We've been working on
covidfyi.in for almost 2 months now and have gone through significant-tech changes already.
We're a platform where the data for all the government released resources like hospitals, helplines, doctors, etc are aggregated by our dedicated data team and that's presented on our frontend in an easy to find manner.
We started with our backend made in Django and PostgreSQL and hosted on Heroku.
But quick enough, we started running into limitations.
First was, Heroku dyno sleeps after 30 minutes of inactivity, hence, the first request after the server has gone to sleep takes too long to respond, upwards of 10 seconds.
The second limitation is more niche, our data team is using a google sheet to manage and collate the data - they felt a form-based admin dashboard would be too restrictive. So, whenever the data team updated the google sheet, we in the tech team downloaded the CSV and manually updated the database by running a pre-defined utility command. This was also limiting in another sense - whenever the data team wanted to add a new column, we would manually have to add that in the database schema inside our code - too tedious in my opinion.
We searched, but in no way, we could figure out how to include new columns in our schema at runtime. But this research wasn't fruitful at least when it was limited to the scope of an RDBMS.
Now, how did we overcome these limitations? Keep reading to find out :)
The first step was to shift from Django to Flask, because flask is lightweight and Django is an elephant, we didn't want a huge framework standing in the way of what we wanted to accomplish.
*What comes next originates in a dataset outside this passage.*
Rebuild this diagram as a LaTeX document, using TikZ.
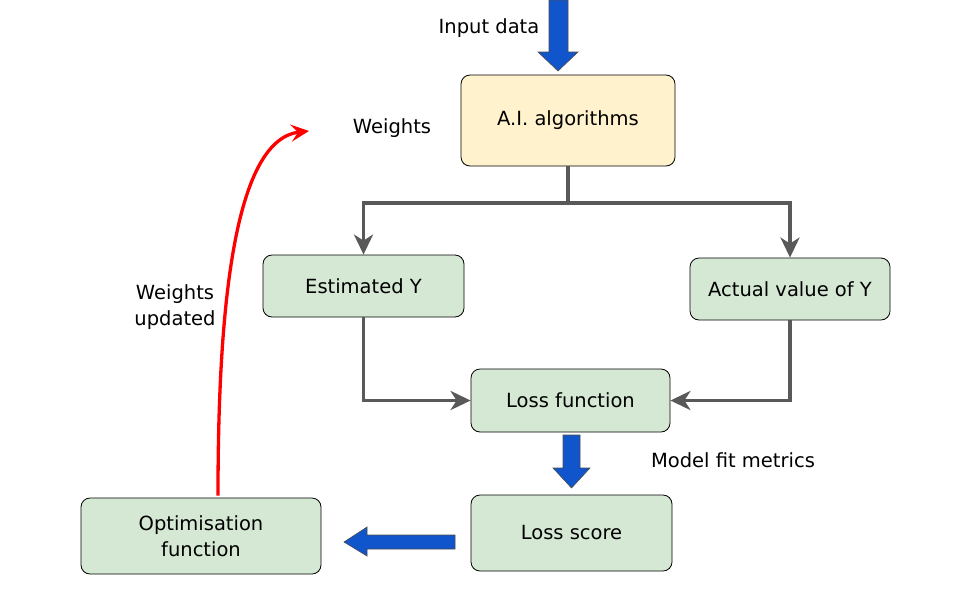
\documentclass[tikz,border=0pt]{standalone}
\usepackage{fontspec}
\setmainfont{DejaVu Sans}
\usetikzlibrary{arrows.meta,positioning}
\definecolor{yfill}{HTML}{FFF2CC}
\definecolor{gfill}{HTML}{D5E8D4}
\definecolor{lgray}{HTML}{595959}
\definecolor{bblue}{HTML}{1155CC}
\tikzset{
  box/.style={draw=black, rounded corners=9pt, line width=0.8pt, align=center, font=\fontsize{19.5}{26}\selectfont, inner sep=0pt},
  conn/.style={draw=lgray, line width=3.5pt, -{Stealth[length=20pt,width=19pt,inset=6pt]}},
  red/.style={draw=red, line width=3.3pt, -{Stealth[length=18pt,width=17pt,inset=7pt]}},
  blk/.style={fill=bblue, draw=black!70, line width=0.6pt},
  lbl/.style={font=\fontsize{19.5}{26}\selectfont, align=center}
}
\begin{document}
\begin{tikzpicture}[x=1pt,y=-1pt]
\useasboundingbox (0,0) rectangle (960,600);
\node[box, fill=yfill, minimum width=214pt, minimum height=91pt] (ai) at (568,120.5) {A.I. algorithms};
\node[box, fill=gfill, minimum width=201pt, minimum height=62pt] (est) at (363.5,286) {Estimated Y};
\node[box, fill=gfill, minimum width=200pt, minimum height=62pt] (act) at (790,289) {Actual value of Y};
\node[box, fill=gfill, minimum width=199pt, minimum height=63pt] (loss) at (570.5,400.5) {Loss function};
\node[box, fill=gfill, minimum width=201pt, minimum height=76pt] (score) at (571.5,533) {Loss score};
\node[box, fill=gfill, minimum width=240pt, minimum height=76pt] (opt) at (201,536) {Optimisation\\function};

\node[lbl] (tin) at (489,28) {Input data};
\node[lbl] (tw) at (392,128) {Weights};
\node[lbl] (twu) at (175,307) {Weights\\updated};
\node[lbl] (tm) at (733,460) {Model fit metrics};

\coordinate (split) at (568,203);
\draw[draw=lgray, line width=3.5pt] (ai.south) -- (split);
\draw[conn] (split) -| (est.north);
\draw[conn] (split) -| (act.north);
\draw[conn] (est.south) |- (loss.west);
\draw[conn] (act.south) |- (loss.east);

% blue block arrows
\draw[blk] (549,0) -- (568,0) -- (568,52) -- (578,52) -- (558,71) -- (538,52) -- (549,52) -- cycle;
\draw[blk] (563,435) -- (580,435) -- (580,468) -- (590,468) -- (571.5,488) -- (553,468) -- (563,468) -- cycle;
\draw[blk] (455,535) -- (367,535) -- (367,527) -- (344,542) -- (367,556) -- (367,549) -- (455,549) -- cycle;

\coordinate (rtip) at (309,131);
\draw[red] (opt.north -| 218,0) ++(0,-2) .. controls (218,330) and (230,140) .. (rtip);
\end{tikzpicture}
\end{document}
In the second step, we shifted from PostgreSQL to MongoDB, this is the change that brought the MOST return on investment. But why? it simplified our workflow by at least 100 times.
It's simple what we did, and makes me think how we were stupid enough to not think of this in the first place.
I wrote a script that extracts the JSON from our google sheet, sanitized the response, and inserted it into our MongoDB database as is and this script runs every 12 hours to update our DB.
This does two things - simplifies the workflow, and also at the same time allows for a dynamic schema.
Thirdly, we shifted from Heroku to a VM on GCP, this eliminated most of our performance issues.
And did I mention, we've a caching layer setup using Redis which caches most of our API responses, hence makes it super quick.
In short, our current architecture is - Flask + MongoDB + Redis + GCP.
If you've got any suggestions of how we could improve our architecture, drop in a comments please.